▼

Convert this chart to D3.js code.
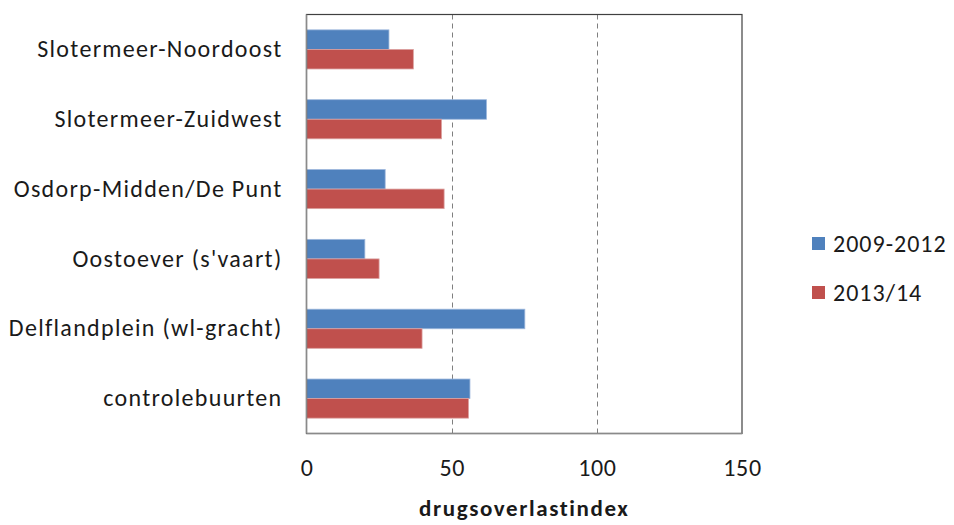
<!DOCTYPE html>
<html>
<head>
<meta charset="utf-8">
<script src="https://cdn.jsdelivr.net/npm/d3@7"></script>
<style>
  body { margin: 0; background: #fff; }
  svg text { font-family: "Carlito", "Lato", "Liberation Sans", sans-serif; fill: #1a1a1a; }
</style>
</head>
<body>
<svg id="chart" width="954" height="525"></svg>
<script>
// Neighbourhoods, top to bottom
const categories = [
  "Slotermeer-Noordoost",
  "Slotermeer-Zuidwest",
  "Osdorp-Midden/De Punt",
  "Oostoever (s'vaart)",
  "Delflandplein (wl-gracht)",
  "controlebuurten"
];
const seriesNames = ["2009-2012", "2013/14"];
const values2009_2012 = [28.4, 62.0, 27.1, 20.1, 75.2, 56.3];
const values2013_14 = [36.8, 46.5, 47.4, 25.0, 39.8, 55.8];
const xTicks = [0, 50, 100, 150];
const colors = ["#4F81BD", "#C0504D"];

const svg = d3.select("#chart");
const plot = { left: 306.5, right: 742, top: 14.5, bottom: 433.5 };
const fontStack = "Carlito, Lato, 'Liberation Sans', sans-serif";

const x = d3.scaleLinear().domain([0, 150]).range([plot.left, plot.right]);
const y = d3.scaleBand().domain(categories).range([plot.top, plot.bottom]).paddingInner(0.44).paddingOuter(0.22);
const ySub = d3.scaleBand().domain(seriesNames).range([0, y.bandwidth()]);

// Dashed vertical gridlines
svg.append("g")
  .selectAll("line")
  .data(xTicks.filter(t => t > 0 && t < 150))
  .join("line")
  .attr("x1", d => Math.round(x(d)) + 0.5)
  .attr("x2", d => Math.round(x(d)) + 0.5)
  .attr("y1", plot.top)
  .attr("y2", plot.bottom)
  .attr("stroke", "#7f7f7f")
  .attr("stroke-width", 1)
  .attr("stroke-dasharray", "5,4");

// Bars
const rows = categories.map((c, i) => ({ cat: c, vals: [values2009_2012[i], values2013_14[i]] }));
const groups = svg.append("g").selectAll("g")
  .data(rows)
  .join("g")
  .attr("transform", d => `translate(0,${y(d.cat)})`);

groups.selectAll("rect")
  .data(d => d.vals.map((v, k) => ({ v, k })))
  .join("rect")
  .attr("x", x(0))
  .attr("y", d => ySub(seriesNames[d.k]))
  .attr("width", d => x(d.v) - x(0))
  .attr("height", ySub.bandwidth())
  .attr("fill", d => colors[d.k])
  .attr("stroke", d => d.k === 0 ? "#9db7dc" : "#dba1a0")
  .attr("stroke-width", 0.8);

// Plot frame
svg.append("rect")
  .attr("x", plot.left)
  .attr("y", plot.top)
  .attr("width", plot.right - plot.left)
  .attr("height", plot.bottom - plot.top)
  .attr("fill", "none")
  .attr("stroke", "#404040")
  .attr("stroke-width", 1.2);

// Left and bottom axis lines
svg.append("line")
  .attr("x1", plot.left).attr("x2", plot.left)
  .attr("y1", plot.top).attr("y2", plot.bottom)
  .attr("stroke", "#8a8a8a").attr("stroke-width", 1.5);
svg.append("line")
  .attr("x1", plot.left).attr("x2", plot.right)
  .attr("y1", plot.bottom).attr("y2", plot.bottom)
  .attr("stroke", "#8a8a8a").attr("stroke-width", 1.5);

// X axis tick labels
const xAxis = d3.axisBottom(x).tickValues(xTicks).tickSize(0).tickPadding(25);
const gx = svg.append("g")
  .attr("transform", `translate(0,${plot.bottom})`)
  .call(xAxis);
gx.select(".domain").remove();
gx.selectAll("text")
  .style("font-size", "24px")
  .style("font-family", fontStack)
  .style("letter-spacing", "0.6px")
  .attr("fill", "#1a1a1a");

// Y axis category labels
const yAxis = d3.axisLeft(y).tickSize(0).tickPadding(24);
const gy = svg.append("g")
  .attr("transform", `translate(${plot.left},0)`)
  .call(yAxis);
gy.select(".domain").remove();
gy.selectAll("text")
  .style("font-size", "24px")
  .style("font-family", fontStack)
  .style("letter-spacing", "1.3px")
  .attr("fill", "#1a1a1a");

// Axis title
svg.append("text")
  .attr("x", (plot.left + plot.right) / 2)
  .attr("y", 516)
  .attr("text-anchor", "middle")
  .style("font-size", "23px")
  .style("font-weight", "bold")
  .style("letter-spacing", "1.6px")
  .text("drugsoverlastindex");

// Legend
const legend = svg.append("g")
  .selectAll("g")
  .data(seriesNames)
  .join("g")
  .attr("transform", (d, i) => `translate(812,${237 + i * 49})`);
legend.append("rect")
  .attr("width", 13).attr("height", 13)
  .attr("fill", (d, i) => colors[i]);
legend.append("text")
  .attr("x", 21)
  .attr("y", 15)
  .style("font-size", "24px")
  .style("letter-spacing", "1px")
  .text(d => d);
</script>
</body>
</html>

▲
▼

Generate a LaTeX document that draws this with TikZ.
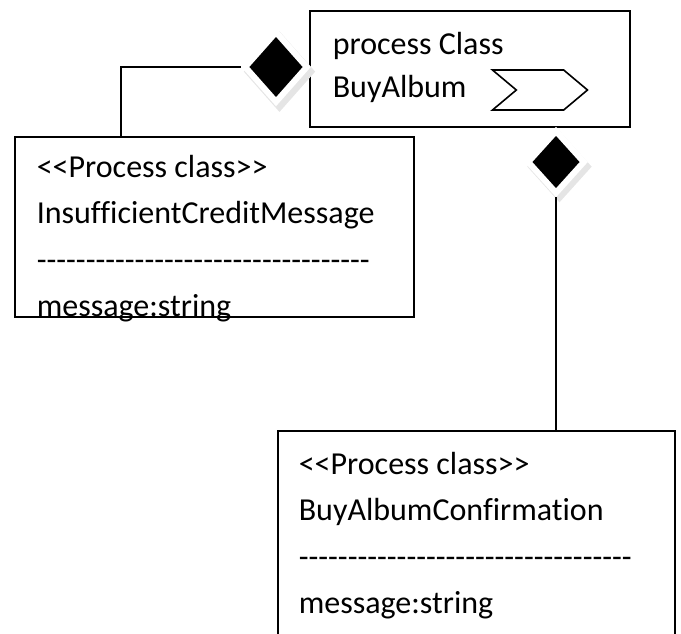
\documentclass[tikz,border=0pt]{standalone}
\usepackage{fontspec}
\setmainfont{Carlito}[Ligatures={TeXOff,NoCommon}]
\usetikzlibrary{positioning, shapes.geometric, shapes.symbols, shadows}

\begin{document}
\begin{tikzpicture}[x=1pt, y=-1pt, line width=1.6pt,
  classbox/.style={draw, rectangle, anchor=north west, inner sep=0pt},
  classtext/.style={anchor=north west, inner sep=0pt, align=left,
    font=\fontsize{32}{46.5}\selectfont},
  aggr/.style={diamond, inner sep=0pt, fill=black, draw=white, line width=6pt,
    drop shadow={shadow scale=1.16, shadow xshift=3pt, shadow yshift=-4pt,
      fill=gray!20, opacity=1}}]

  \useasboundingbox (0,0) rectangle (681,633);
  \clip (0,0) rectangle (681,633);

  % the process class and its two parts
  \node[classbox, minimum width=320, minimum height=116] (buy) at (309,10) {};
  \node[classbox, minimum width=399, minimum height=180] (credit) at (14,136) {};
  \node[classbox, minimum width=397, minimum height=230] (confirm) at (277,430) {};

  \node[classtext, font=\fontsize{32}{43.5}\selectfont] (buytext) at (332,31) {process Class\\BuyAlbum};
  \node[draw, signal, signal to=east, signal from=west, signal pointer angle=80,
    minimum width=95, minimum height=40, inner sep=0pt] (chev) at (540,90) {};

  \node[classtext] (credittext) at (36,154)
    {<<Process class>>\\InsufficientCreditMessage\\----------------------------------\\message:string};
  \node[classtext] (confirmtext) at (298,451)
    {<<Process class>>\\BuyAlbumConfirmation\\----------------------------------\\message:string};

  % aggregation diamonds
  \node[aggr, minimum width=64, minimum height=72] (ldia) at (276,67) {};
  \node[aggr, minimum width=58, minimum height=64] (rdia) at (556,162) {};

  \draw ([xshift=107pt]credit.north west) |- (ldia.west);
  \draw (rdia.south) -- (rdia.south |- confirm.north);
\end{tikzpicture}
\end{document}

▲

• _Exercise objective_
Read through the entries and copy every line that includes "chart".

• _Answer for the task_
Convert this chart to D3.js code.
<svg id="chart" width="954" height="525"></svg>
const svg = d3.select("#chart");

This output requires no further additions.